After having finished exploring and photographing St Benet’s abbey we returned to our boat and set out once more down the river Bure. We did not have to travel for very long, perhaps 15 minutes before we came to the spot where the river Thurne runs into the river Bure, and where another intriguing story awaited us.

My intrepid crew moored at St Benet’s abbey before leaving for the mouth of the river Thurne.

It was July the 15th 1926 when Dr Sampson was moored between the small dyke that runs to boundary house and the river Thurne. He struck up a conversation with a local stock man who was attending to his cattle in an adjoining field. According to Dr Sampson he was  heavily built, quite tall and slightly bent with advancing years, he wore brownish clothes with leggings and heavy boots. Dr Sampson steered the conversation onto legends and ghosts of the area, and unlike many locals who were reluctant to broach the subject this stockman was more than willing, he narrated the following tale:

The mouth of the river Thurne where it meets the river Bure.

Around about 1830-40 there lived a beautiful girl called Phyllis in a house called Sunnyside close to the mouth of the river Thurne. She was well loved by everyone that knew her with her long brown hair falling in ringlets around her shoulders and she was a model daughter to her Father the local Bailiff and her Mother, she also doted on her sister Betsy and her young brother James. She must have made a lasting impression on the local schoolchildren as they used to follow her around a lot of the time, so all in all she was a very popular person.

This is where the story turns into the age-old problem where the girl falls for someone who the parents aren’t enamoured with, in this case she falls for one of the ploughmen who worked  for her Father,who although of good character was nevertheless a workman. Her parents had a young man with far better prospects lined up for her, a Bert Issacs who was only 22 years of age, and Phyliss who was only 18 was not really ready for settling down, especially not with someone she was not in love with. Her Father put his foot down and barred her from having  anything to do with the ploughman whose name was William Ethelwistle otherwise he would have him sacked. However previously when Phyllis’s Father had been struck down by pneumonia it had been William who had stepped in and done her Father’s work as well as his own. William was not a drinker and this fact probably had made a difference when he ran the farm as he made a success of it and the profits increased when he had stepped into the Father’s shoes, the only down side was the fact that he could’nt read or write.

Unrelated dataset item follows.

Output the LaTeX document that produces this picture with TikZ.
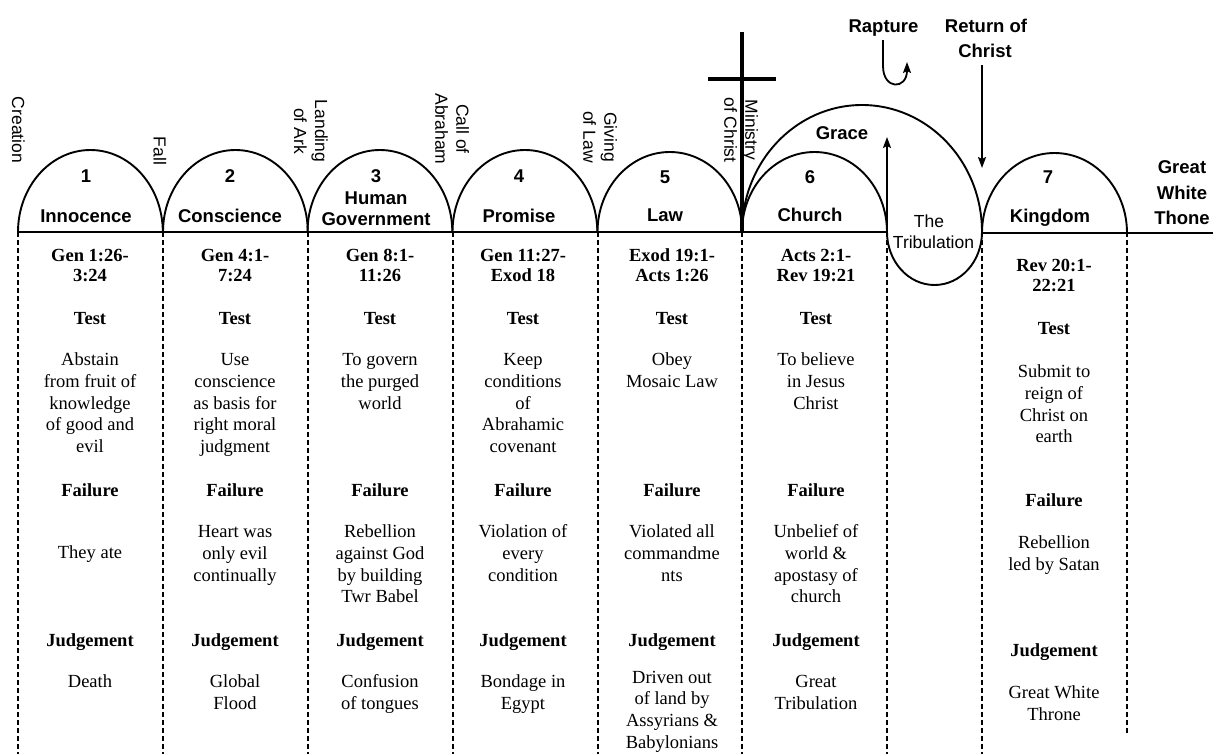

Phyllis’s Father was taken ill once more, however this time William had been sent away because of Phyllis’s infatuation with him, this resulted in Bert Isaac’s taking over the running of the farm, he made such a disaster of things and lost the farm so much money that the Father and Mother begged William to come back and take over running the farm once more.

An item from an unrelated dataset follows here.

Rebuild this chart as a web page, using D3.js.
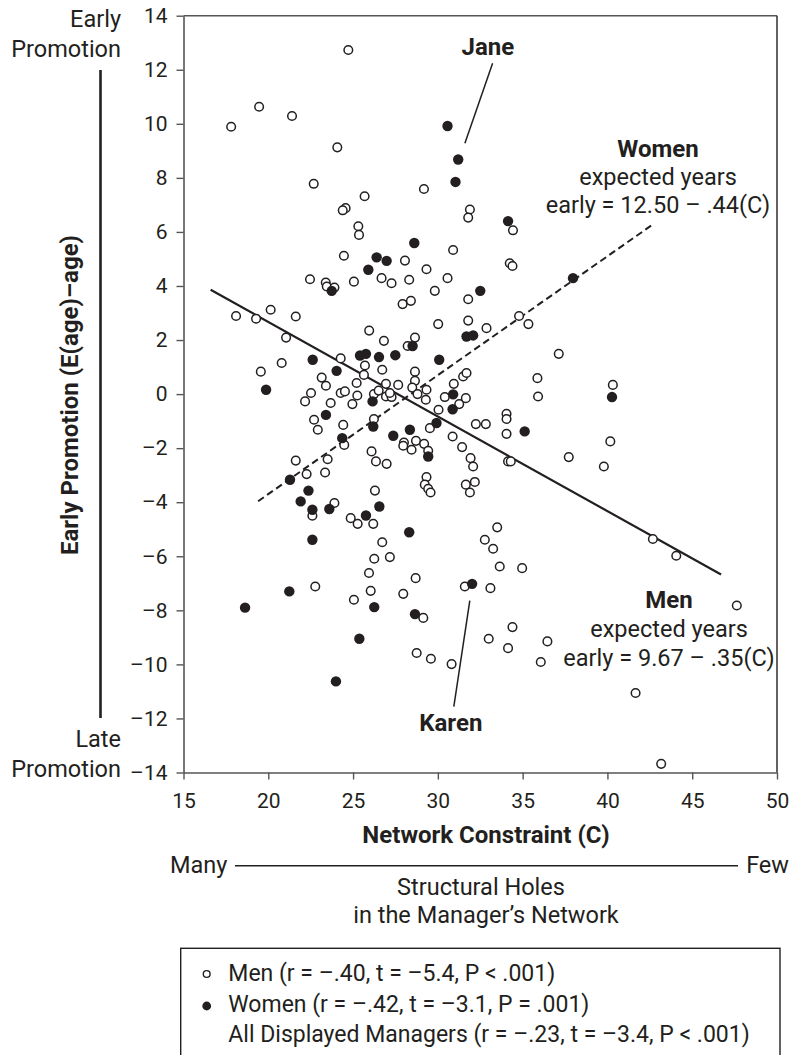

William returned to the farm and by this time he had learnt to read and write, he once more turned the farm around so that it was making money once more. This did not sit well with Bert Issac’s who became jealous of Williams success and started started to slander his name as well as Phyllis’s behind his back.

Phyllis’s Father took Berts side and this resulted in William leaving despite all he had done for the family and the farm. He moved to a place called lower street beyond Horning, however it was not long before Phyllis came to seek him out as a terrible fight had broken out between her Father who had been drinking and Bert, this had resulted in her Father being knocked unconcious. She went on to say that if Bert ever met William again that he would kill him and that he had been the cause of the argument between himself and Phyllis’s Father.

William said that he would return and put things right as long as Phyllis agreed to marry him, she said that she would and the following day William left her in the safety of a friends house while he returned to Sunnyside farm. When William entered the farmhouse he came across Bert who tried to stop him entering the living room, he pushed past him and he found the Farmer dead. At this point Bert pushed past William before he could call the police, he ran across the meadow and hurled himself into the river Thurne and drowned.

William went back to Horning and broke the news to Phyllis, eventually they married in the church close to Thurne and returned to Sunnyside farm where they lived for the rest of their lives.

Although Dr Sampson was fascinated by the story he had to ask the Stockman where the ghost comes into the tale. The Stockman said that every two or three months Phyllis’s Father wanders around these fields looking for the person that had murdered him. “And what will he do when he finds him”, asked Dr Sampson, “well I’ll kill him of course” and with that the stockman simple vanished before his very eyes!